Exactly as written, please set down all of the entries again, with no pictures.

Code that draws figures ▸
________________________________________

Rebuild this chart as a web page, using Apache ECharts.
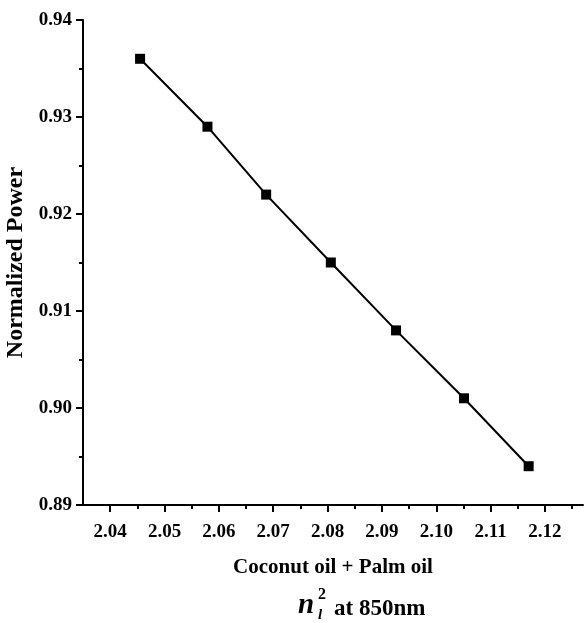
<!DOCTYPE html>
<html>
<head>
<meta charset="utf-8">
<script src="https://cdn.jsdelivr.net/npm/echarts@6/dist/echarts.min.js"></script>
<style>
html,body{margin:0;padding:0;background:#fff;}
#chart{width:584px;height:623px;}
</style>
</head>
<body>
<div id="chart"></div>
<script>
const refractiveIndex = [2.0455, 2.0579, 2.0687, 2.0806, 2.0926, 2.1051, 2.1170];
const normalizedPower = [0.936, 0.929, 0.922, 0.915, 0.908, 0.901, 0.894];
const xMajorTicks = [2.04, 2.05, 2.06, 2.07, 2.08, 2.09, 2.10, 2.11, 2.12];
const xMinorTicks = [2.045, 2.055, 2.065, 2.075, 2.085, 2.095, 2.105, 2.115, 2.125];
const xAxisTitle = 'Coconut oil + Palm oil';
const yAxisTitle = 'Normalized Power';

const FONT = '"Liberation Serif", "Times New Roman", serif';
const chart = echarts.init(document.getElementById('chart'), null, {renderer: 'canvas'});

const option = {
  animation: false,
  backgroundColor: '#fff',
  grid: {left: 83, top: 20, right: 1, bottom: 118, containLabel: false, outerBoundsMode: 'none'},
  xAxis: [{
    type: 'value', min: 2.035, max: 2.127,
    axisLine: {show: true, lineStyle: {color: '#000', width: 2}},
    axisTick: {show: true, customValues: xMajorTicks, length: 7, inside: false, lineStyle: {color: '#000', width: 2}},
    axisLabel: {show: true, customValues: xMajorTicks, margin: 18, color: '#000', fontFamily: FONT, fontWeight: 'bold', fontSize: 19,
      formatter: v => Number(v).toFixed(2)},
    splitLine: {show: false},
    name: xAxisTitle, nameLocation: 'middle', nameGap: 52,
    nameTextStyle: {color: '#000', fontFamily: FONT, fontWeight: 'bold', fontSize: 21}
  }, {
    type: 'value', min: 2.035, max: 2.127, position: 'bottom',
    axisLine: {show: false},
    axisTick: {show: true, customValues: xMinorTicks, length: 4, lineStyle: {color: '#000', width: 2}},
    axisLabel: {show: false},
    splitLine: {show: false}
  }],
  yAxis: {
    type: 'value', min: 0.89, max: 0.94, interval: 0.01,
    axisLine: {show: true, lineStyle: {color: '#000', width: 2}},
    axisTick: {show: true, length: 7, lineStyle: {color: '#000', width: 2}},
    minorTick: {show: true, splitNumber: 2, length: 4, lineStyle: {color: '#000', width: 2}},
    axisLabel: {margin: 11, color: '#000', fontFamily: FONT, fontWeight: 'bold', fontSize: 19,
      formatter: v => Number(v).toFixed(2)},
    splitLine: {show: false},
    name: yAxisTitle, nameLocation: 'middle', nameGap: 52,
    nameTextStyle: {color: '#000', fontFamily: FONT, fontWeight: 'bold', fontSize: 24}
  },
  graphic: [
    {type: 'text', left: 298, top: 591, style: {text: 'n', font: 'italic bold 29px ' + FONT, fill: '#000'}},
    {type: 'text', left: 318, top: 587, style: {text: '2', font: 'bold 16px ' + FONT, fill: '#000'}},
    {type: 'text', left: 318, top: 608, style: {text: 'l', font: 'italic bold 15px ' + FONT, fill: '#000'}},
    {type: 'text', left: 334, top: 598, style: {text: 'at 850nm', font: 'bold 23px ' + FONT, fill: '#000'}}
  ],
  series: [{
    type: 'line',
    xAxisIndex: 0,
    data: refractiveIndex.map((x, i) => [x, normalizedPower[i]]),
    symbol: 'rect', symbolSize: 10,
    itemStyle: {color: '#000'},
    lineStyle: {color: '#000', width: 2},
    silent: true
  }]
};
chart.setOption(option);
</script>
</body>
</html>
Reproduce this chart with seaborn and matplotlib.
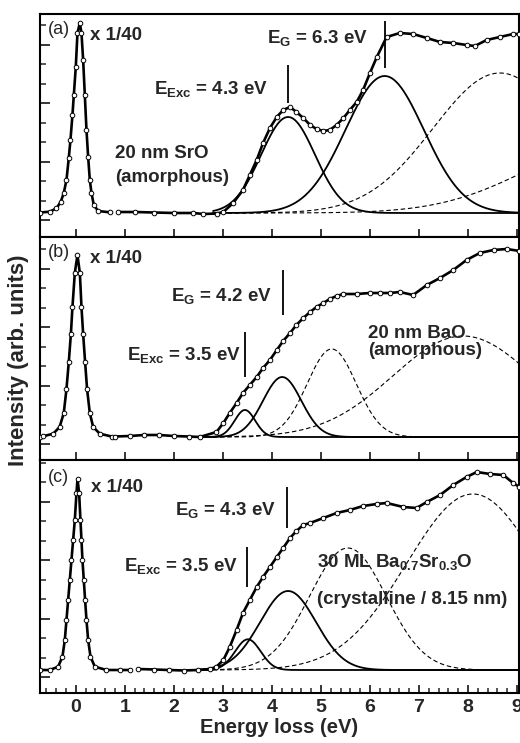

________________________________________

CORRECT RESPONSE ▸
Rebuild this chart as a web page, using Apache ECharts.
<!DOCTYPE html>
<html>
<head>
<meta charset="utf-8">
<script src="https://cdn.jsdelivr.net/npm/echarts@6/dist/echarts.min.js"></script>
<style>
html,body{margin:0;padding:0;background:#fff;}
#chart{width:584px;height:623px;}
</style>
</head>
<body>
<div id="chart"></div>
<script>
const refractiveIndex = [2.0455, 2.0579, 2.0687, 2.0806, 2.0926, 2.1051, 2.1170];
const normalizedPower = [0.936, 0.929, 0.922, 0.915, 0.908, 0.901, 0.894];
const xMajorTicks = [2.04, 2.05, 2.06, 2.07, 2.08, 2.09, 2.10, 2.11, 2.12];
const xMinorTicks = [2.045, 2.055, 2.065, 2.075, 2.085, 2.095, 2.105, 2.115, 2.125];
const xAxisTitle = 'Coconut oil + Palm oil';
const yAxisTitle = 'Normalized Power';

const FONT = '"Liberation Serif", "Times New Roman", serif';
const chart = echarts.init(document.getElementById('chart'), null, {renderer: 'canvas'});

const option = {
  animation: false,
  backgroundColor: '#fff',
  grid: {left: 83, top: 20, right: 1, bottom: 118, containLabel: false, outerBoundsMode: 'none'},
  xAxis: [{
    type: 'value', min: 2.035, max: 2.127,
    axisLine: {show: true, lineStyle: {color: '#000', width: 2}},
    axisTick: {show: true, customValues: xMajorTicks, length: 7, inside: false, lineStyle: {color: '#000', width: 2}},
    axisLabel: {show: true, customValues: xMajorTicks, margin: 18, color: '#000', fontFamily: FONT, fontWeight: 'bold', fontSize: 19,
      formatter: v => Number(v).toFixed(2)},
    splitLine: {show: false},
    name: xAxisTitle, nameLocation: 'middle', nameGap: 52,
    nameTextStyle: {color: '#000', fontFamily: FONT, fontWeight: 'bold', fontSize: 21}
  }, {
    type: 'value', min: 2.035, max: 2.127, position: 'bottom',
    axisLine: {show: false},
    axisTick: {show: true, customValues: xMinorTicks, length: 4, lineStyle: {color: '#000', width: 2}},
    axisLabel: {show: false},
    splitLine: {show: false}
  }],
  yAxis: {
    type: 'value', min: 0.89, max: 0.94, interval: 0.01,
    axisLine: {show: true, lineStyle: {color: '#000', width: 2}},
    axisTick: {show: true, length: 7, lineStyle: {color: '#000', width: 2}},
    minorTick: {show: true, splitNumber: 2, length: 4, lineStyle: {color: '#000', width: 2}},
    axisLabel: {margin: 11, color: '#000', fontFamily: FONT, fontWeight: 'bold', fontSize: 19,
      formatter: v => Number(v).toFixed(2)},
    splitLine: {show: false},
    name: yAxisTitle, nameLocation: 'middle', nameGap: 52,
    nameTextStyle: {color: '#000', fontFamily: FONT, fontWeight: 'bold', fontSize: 24}
  },
  graphic: [
    {type: 'text', left: 298, top: 591, style: {text: 'n', font: 'italic bold 29px ' + FONT, fill: '#000'}},
    {type: 'text', left: 318, top: 587, style: {text: '2', font: 'bold 16px ' + FONT, fill: '#000'}},
    {type: 'text', left: 318, top: 608, style: {text: 'l', font: 'italic bold 15px ' + FONT, fill: '#000'}},
    {type: 'text', left: 334, top: 598, style: {text: 'at 850nm', font: 'bold 23px ' + FONT, fill: '#000'}}
  ],
  series: [{
    type: 'line',
    xAxisIndex: 0,
    data: refractiveIndex.map((x, i) => [x, normalizedPower[i]]),
    symbol: 'rect', symbolSize: 10,
    itemStyle: {color: '#000'},
    lineStyle: {color: '#000', width: 2},
    silent: true
  }]
};
chart.setOption(option);
</script>
</body>
</html>
Reproduce this chart with seaborn and matplotlib.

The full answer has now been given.